Cultural Control and Sanitary Methods
As a predominantly seedborne disease the most important sanitary methods are to ensure that the seed is free of infection. See section on Seed Treatments in Seedborne Aspects of Disease.
All investigations into resistance to infection by A. sesami in sesame have found that no variety or cultivar is totally resistant, although some were more resistant than others (Natarajan and Shanmugam, 1983; Dolle, 1984). Dolle and Hegde (1984a) tested 22 cultivars and found that a number were moderately resistant and that X-7732/10-2 developed the least disease in field conditions. Siddaramaiah et al. (1981b) list seven cultivars found to be resistant and Jayaramaiah et al. (1981) note four cultivars that are highly resistant and suitable for breeding programmes, or for direct cultivation.
The mechanism of resistance has also been examined. Gupta et al. (1987) compared susceptible and resistant cultivars and found that wax, phenol and chlorophyll contents were higher, and reducing sugars and soluble nitrogen were lower, in resistant plants than in susceptible ones. Phytoalexins also appear to have a role. Kulshrestha and Chauhan (1988) showed that phytoalexin produced in sesame fruits infected by A. sesami was fungicidal to conidia of A. sesami. The phytoalexin was inactivated by exposure to UV radiation but not by high temperatures. Its production could be induced by the addition of a range of chemicals. Kulshrestha and Chauhan (1987) carried out a chromatogram bioassay which revealed the presence of an inhibitory compound at Rf 0.14 which they suggest is the phytoalexin. Aqueous leaf extract of neem (Azadirachta indica Juss.) provided the control of Alternaria leaf spot pathogen (Alternaria sesami) of sesame (Sesamum indicum L: Syn. S. orientale L). Treatment with this extract led to the changes in plant metabolism as leaves of the treated plants exhibited significantly high level of enzymes phenylalanine ammonialyase (PAL), peroxidase (PO) and content of phenolic compounds (Sanjay and Ashok , 2006).
Due to the variable regulations around (de-)registration of pesticides, we are for the moment not including any specific chemical control recommendations. For further information, we recommend you visit the following resources:
Although considered an important fungal disease of sesame, there is little information about actual economic impact of A. sesami. Kumar and Mishra (1992) state that most of the common diseases of sesame cause yield losses of 20-40%. This yield loss is caused by the premature defoliation of the plants leading to smaller capsules and loss of capsules due to infection.
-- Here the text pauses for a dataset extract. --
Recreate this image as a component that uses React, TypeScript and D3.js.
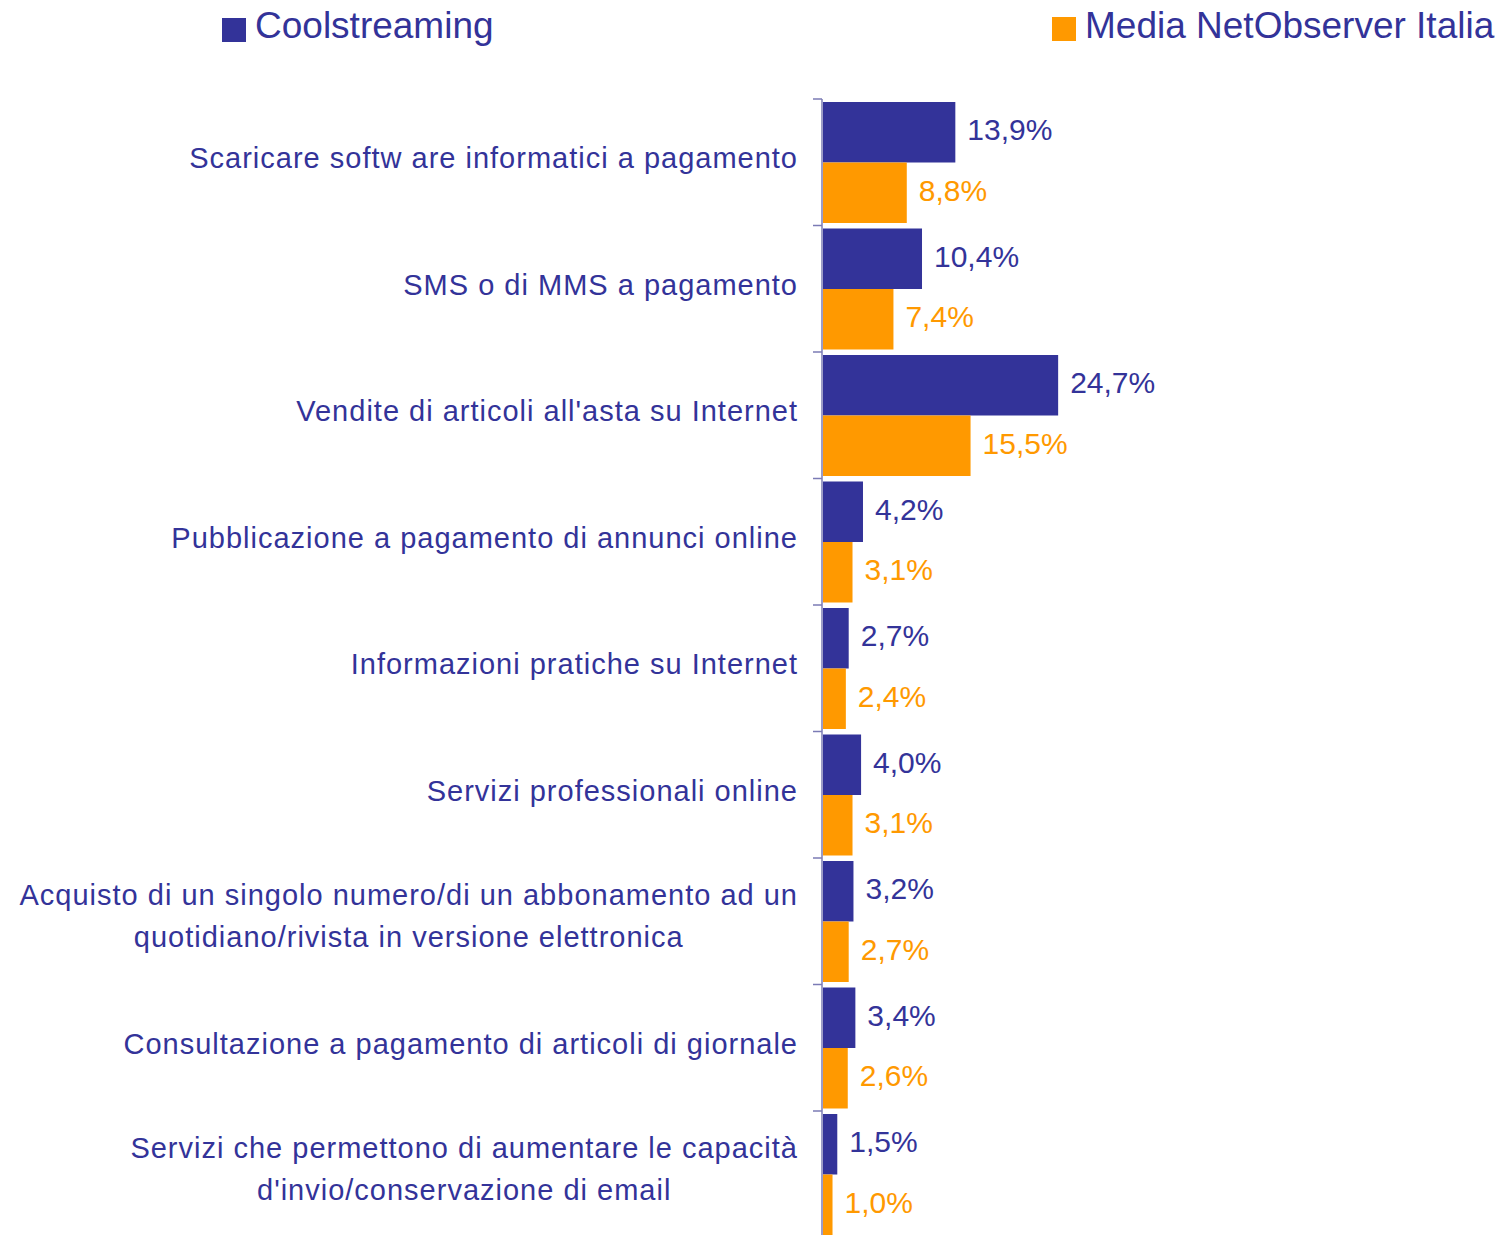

However, in the USA up until 1961, infection by A. sesami was not considered a problem as yield loss was minimal and the presence of the fungus defoliated and dried the sesame prior to harvest (Culp and Thomas, 1964). Yield losses are greatest in dry years as plants under moisture stress are more susceptible. Siddaramaiah et al. (1981a) found that yield losses in Karnataka, India, due to Alternaria blight were 0.1-5.7g/100 fruits.